First Ground-Based Attempts at Uranus Lightning Detection
In summer 2014 ground-based infrared images made with the W.M. Keck observatory showed several storms in the atmosphere of Uranus. In spite of the expected decline in convective activity following the 2007 equinox, eight storms were detected on the planet’s northern hemisphere on August 5–6 2014 (de Pater et al. 2015). One of them was the brightest storm ever seen on Uranus, located around a planetocentric latitude of \({\sim }15^{\circ}\mbox{N}\) and reaching altitudes of ∼330 hPa, well above the uppermost methane-ice cloud layer. The brightness of this feature had already decreased substantially by August 17, and it might have been formed by strong updrafts. Another, deeper, cloud feature (at about 2000 hPa) was seen later (October 2014) by amateur astronomers and by the Hubble Space Telescope at a latitude of \(32^{\circ}\)N, but overall the storm activity was significantly decreased by October 2014.
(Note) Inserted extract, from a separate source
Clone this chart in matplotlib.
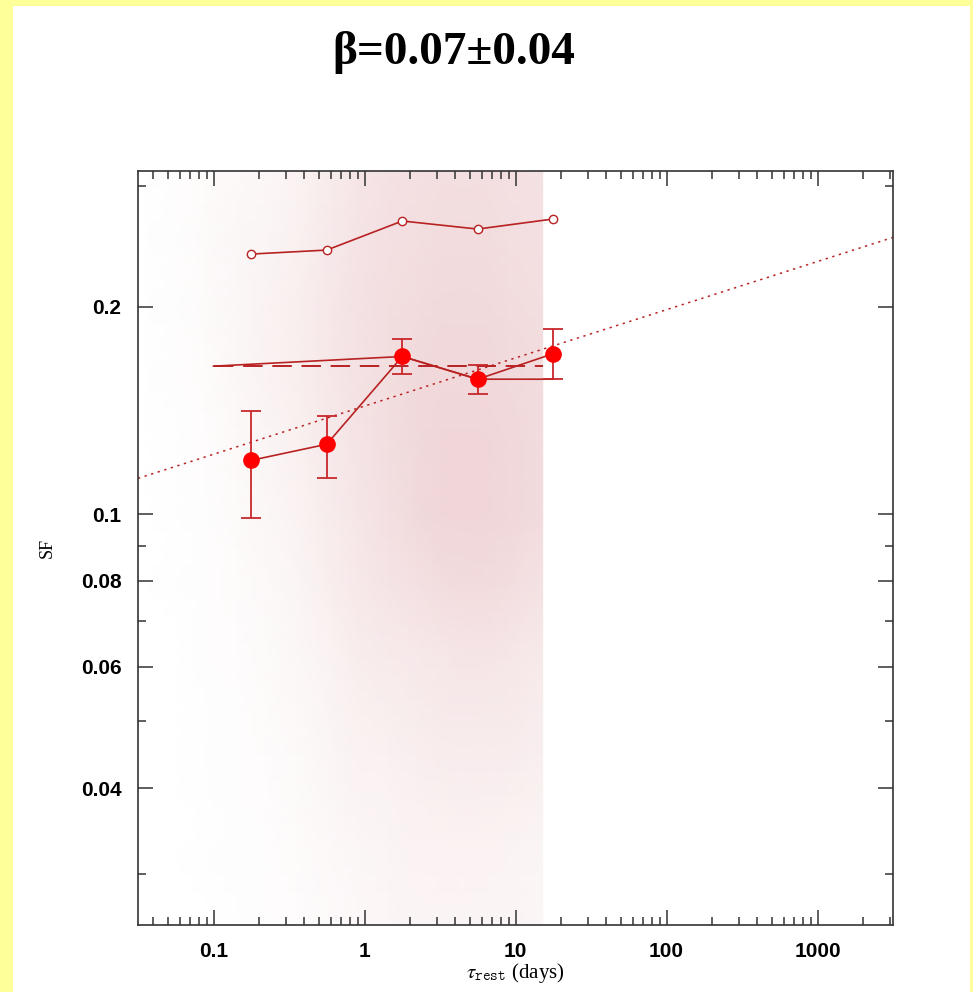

Based on initial information from infrared and optical observations, two campaigns were conducted at UTR-2 in 2014: August 18–25 and October 6–12. As previous work had indicated that the source of lightning may not be tied to the exact position of the storm, observations were made during the entire period when the planet was above the horizon and the effective antenna area did not drop very much. Observations with time interval \(+/{-} 3\) hours from culmination give a zenith angle of Uranus in culmination \({\sim }45^{\circ}\) (declination of the planet in August-October 2014 was about \(5^{\circ}\)), and near \(70^{\circ}\) at the start and end of a measurement sequence. The observation technique was as follows: three receivers in correlation mode (Zakharenko et al. 2016) of antennas North-South and West-East (which provides the maximum set of analyzed parameters: module and phase of antenna signal cross-spectra and their individual power spectra) were connected to beams 1, 3 and 5 of the radio telescope. Beam 3 was directed at the source (ON), and beams 1 and 5 (both OFF) were turned away from the source by \(1^{\circ}\) along the meridian: beam 1, to the south and beam 5 to the north. The height of the source above the horizon varied from 20 to 45 degrees, while the effective area of the radio telescope was \(50000\mbox{--}100000~\mbox{m}^{2}\). With a bandwidth of about 10 MHz and an integration time of 20 ms, the sensitivity of the UTR-2 was sufficient to detect the maximum lightning flux (see Fig. 3). However, over 15 days of observation, there were no events that were clearly visible in the ON beam and absent in the OFF beams.
Subsequently, one week of similar Uranus observations have been carried out each September-October since 2015, when the culmination of Uranus in the middle of the night provided the minimum radio frequency interference and therefore the best conditions for scanning observations. No lightning signals from Uranus have yet been recorded.